A lot of art deconstructs images and objects. Think of how Warhol approached bananas or a tin of Campbell’s soup or a picture of Marilyn Monroe. His art was to express the figure of his work in a new, different way. Re-colouring data on a map doesn't go far enough. It doesn't show any sense of design acumen. Maybe I'm just getting bored of all the so-called re-imaginations of map data but where is the originality? Where is the expression? Where is the cartography?

It's always nice to play around with maps and experiment (I do it all the time) but at some point we've got to go beyond being seduced by the technology and get back to understanding of the map and the relationship between aesthetics, form and function. Learning to change the appearance of symbols is good. Goofy and experimental mapping is also good. 'Goofy and thinky' is, to quote Hannah Fairfield (of the New York Times at OpenVis 2015), far better.

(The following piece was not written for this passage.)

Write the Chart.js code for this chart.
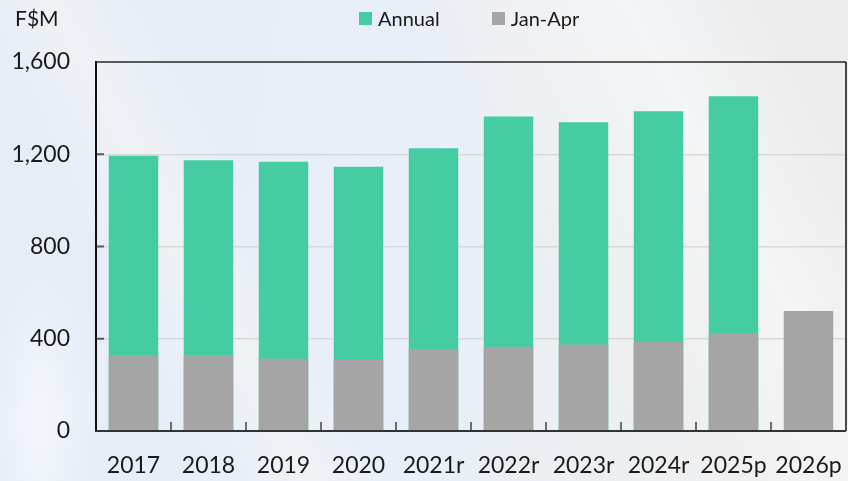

It’s the thinky bit that I feel is missing from this type of work and that the seduction of being able to use the data and do something to it relatively easily is what counts for many. Over the last ten years or so, the shift in time from having to collect and process all this data before you can even get to styling it has been profound. Someone’s done all the hard work. Actually, millions of people have done the hard work. Isn’t it incumbent on us to honour this work and take it further than simply painting it?


I think this sort of work might be generally called inconsequential cartography. I’d like to see more consequential cartography. I’m all for playing with the map in artistic ways but take it further. Make a statement. Make it say something. Make it work in concert with some other data to create a map, rather than just changing the basemap. Give it a real purpose. Give it a context. Marry the playful form with a function.